A new employers' curriculum forum has been set up by training organisation eSkills UK to address ongoing concerns about the quality of IT education in the UK.
The taskforce - which brings together major UK IT employers including IBM, Dell and Norwich Union - aims to put together the industry view of the key skills today's IT graduates are lacking.
The move coincides with the publication of a damming new report from the skills body, which warns that IT education is still failing the industry.
The report warns that more needs to be done to ensure course content and qualifications are relevant to the industry, and is calling on greater collaboration between employers and educators to address ongoing skills shortages across the sector.

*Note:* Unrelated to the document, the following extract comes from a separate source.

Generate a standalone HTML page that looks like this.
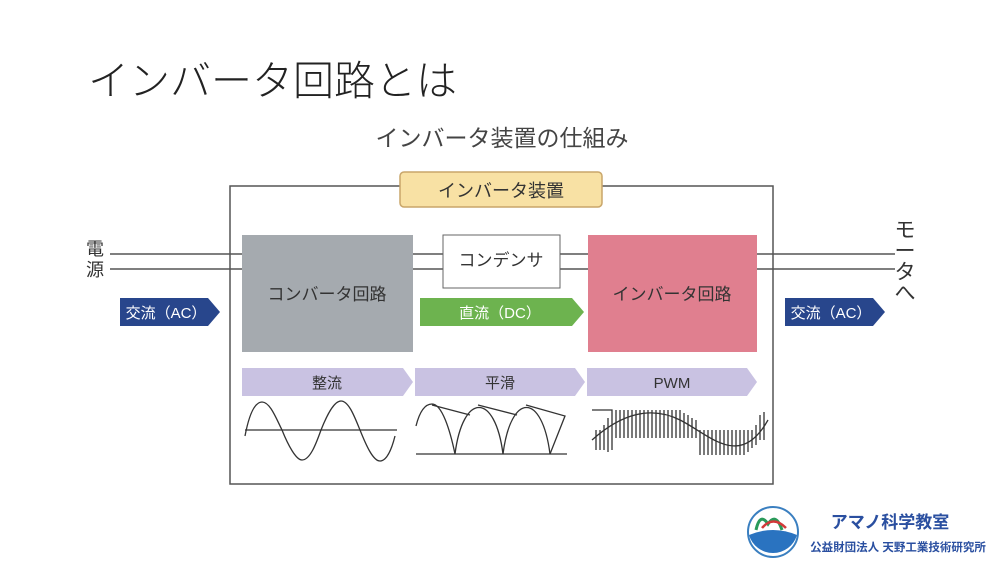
<!DOCTYPE html>
<html><head><meta charset="utf-8"><style>
html,body{margin:0;padding:0;background:#fff;}
svg{display:block;font-family:"Liberation Sans","Noto Sans CJK JP",sans-serif;}
</style></head><body>
<svg width="1000" height="563" viewBox="0 0 1000 563" xmlns="http://www.w3.org/2000/svg">
<text x="88" y="95" font-size="41" fill="#222" font-weight="300">インバータ回路とは</text>
<text x="502" y="146" font-size="23" fill="#444" text-anchor="middle">インバータ装置の仕組み</text>
<rect x="230" y="186" width="543" height="298" fill="none" stroke="#555" stroke-width="1.5"/>
<rect x="400" y="172" width="202" height="35" rx="4" fill="#f8e1a4" stroke="#c9a66a" stroke-width="1.5"/>
<text x="501" y="197" font-size="18" fill="#333" text-anchor="middle">インバータ装置</text>
<g stroke="#555" stroke-width="1.5">
<line x1="110" y1="254" x2="895" y2="254"/><line x1="110" y1="269" x2="895" y2="269"/>
</g>
<text x="95" y="255" font-size="18" fill="#333" text-anchor="middle">電</text>
<text x="95" y="276" font-size="18" fill="#333" text-anchor="middle">源</text>
<g font-size="21" fill="#333" text-anchor="middle">
<text x="905" y="237">モ</text><text x="905" y="258">ー</text><text x="905" y="279">タ</text><text x="905" y="300">へ</text>
</g>
<rect x="242" y="235" width="171" height="117" fill="#a5aaaf"/>
<text x="327" y="300" font-size="17" fill="#333" text-anchor="middle">コンバータ回路</text>
<rect x="588" y="235" width="169" height="117" fill="#e07f8f"/>
<text x="672" y="300" font-size="17" fill="#333" text-anchor="middle">インバータ回路</text>
<rect x="443" y="235" width="117" height="53" fill="#fff" stroke="#666" stroke-width="1"/>
<text x="501" y="266" font-size="17" fill="#333" text-anchor="middle">コンデンサ</text>
<polygon points="420,298 572,298 584,312 572,326 420,326" fill="#6db34f"/>
<text x="500" y="318" font-size="15" fill="#fff" text-anchor="middle">直流（DC）</text>
<polygon points="120,298 208,298 220,312 208,326 120,326" fill="#28468c"/>
<text x="166" y="318" font-size="15" fill="#fff" text-anchor="middle">交流（AC）</text>
<polygon points="785,298 873,298 885,312 873,326 785,326" fill="#28468c"/>
<text x="831" y="318" font-size="15" fill="#fff" text-anchor="middle">交流（AC）</text>
<g fill="#c9c2e2">
<polygon points="242,368 403,368 413,382 403,396 242,396"/>
<polygon points="415,368 575,368 585,382 575,396 415,396"/>
<polygon points="587,368 747,368 757,382 747,396 587,396"/>
</g>
<g font-size="15" fill="#333" text-anchor="middle">
<text x="327" y="388">整流</text><text x="500" y="388">平滑</text><text x="672" y="388">PWM</text>
</g>
<g fill="none" stroke="#333" stroke-width="1.3">
<line x1="245" y1="430" x2="397" y2="430"/>
<path d="M245,436 C250,410 256,402 262,402 C270,402 276,418 282,430 C288,445 296,460 302,460 C310,460 316,444 321,430 C327,415 334,401 341,401 C349,401 355,418 360,430 C366,445 373,461 380,461 C387,461 392,448 395,436"/>
<line x1="416" y1="454" x2="567" y2="454"/>
<path d="M416,426 C420,410 426,404 432,404 C442,404 450,430 455,454"/>
<path d="M455,454 C463,392 495,392 503,454"/>
<path d="M503,454 C511,392 542,392 550,454"/>
<path d="M432,405 L470,415 M478,405 L517,415 M526,405 L565,416 L550,454"/>
<path d="M592,440 C620,415 650,405 680,420 S740,470 768,420"/>
<path d="M592,410 H612 V450 M596,430 V450 M600,430 V450 M604,425 V450 M608,418 V452 M616,410 V438 M620,410 V438 M624,410 V438 M628,410 V438 M632,410 V438 M636,410 V438 M640,410 V438 M644,410 V438 M648,410 V438 M652,410 V438 M656,410 V438 M660,410 V438 M664,410 V438 M668,410 V438 M672,410 V438 M676,410 V438 M680,410 V438 M684,413 V438 M688,415 V438 M692,418 V438 M696,420 V438 M700,430 V455 M704,430 V455 M708,430 V455 M712,430 V455 M716,430 V455 M720,430 V455 M724,430 V455 M728,430 V455 M732,430 V455 M736,430 V455 M740,430 V455 M744,430 V455 M748,430 V452 M752,430 V448 M756,425 V445 M760,415 V440 M764,412 V440"/>
</g>
<circle cx="773" cy="532" r="25" fill="#fff" stroke="#3a7fc0" stroke-width="2"/>
<path d="M749,535 Q773,525 797,535 A25,25 0 0 1 749,535 Z" fill="#2a73c0"/>
<path d="M756,530 Q760,512 768,524 Q776,512 782,530" fill="none" stroke="#2a9a5a" stroke-width="3"/>
<path d="M762,528 Q773,515 786,528" fill="none" stroke="#d23a3a" stroke-width="2.5"/>
<text x="890" y="528" font-size="17" font-weight="bold" fill="#2a4fa0" text-anchor="middle">アマノ科学教室</text>
<text x="898" y="551" font-size="11.5" font-weight="bold" fill="#2a4fa0" text-anchor="middle">公益財団法人 天野工業技術研究所</text>
</svg>
</body></html>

New technologies and even basic IT platform skills, interpersonal skills, operating system and database skills are all highlighted by the report as being in shortest supply.
Terry Watts, UK chief operating officer of eSkills, said: "Technology comes way down the list of skills requirements of employers. But depending on the ethos of universities, some of the old establishment universities still focus on producing graduates rather than 'oven-ready employees'."
The eSkills UK report also criticises UK plc for failing to invest in ongoing skills development of IT staff in its latest analysis of skills issues facing the country.
Although the economic climate has forced employers to make better use of in-house employees rather than take on new staff, more needed to be done, Watts said. "If you are already in a job there is more chance that you will get training. In the long term that will do us good."
Skills gaps across the industry continue, although employers are taking on fewer staff than before and figures from contractor body the Professional Contractors Group suggest the number of contractors off-contract is at an all-time high.
But some startling regional variations have emerged as a result of the eSkills UK study. Employers in the South East and Northern Ireland were most likely to report skills gaps. And new graduates continue to shun job opportunities around the country in favour of London and the South East.
Meanwhile government targets to offer all services online by 2005 has created a boom in public sector IT job opportunities, according to IT recruitment consultancy Elan.
Revenues of Elan's own public sector division have increased by over 900 per cent in the last two years, with project management, business analysis, change management and service delivery skills topping the list of those most in demand.
Gary Lawton, head of Elan's public sector division, said: "As the importance of modernising government rises high up the list of priorities, we have seen many new IT projects starting and a willingness to outsource more IT assignments."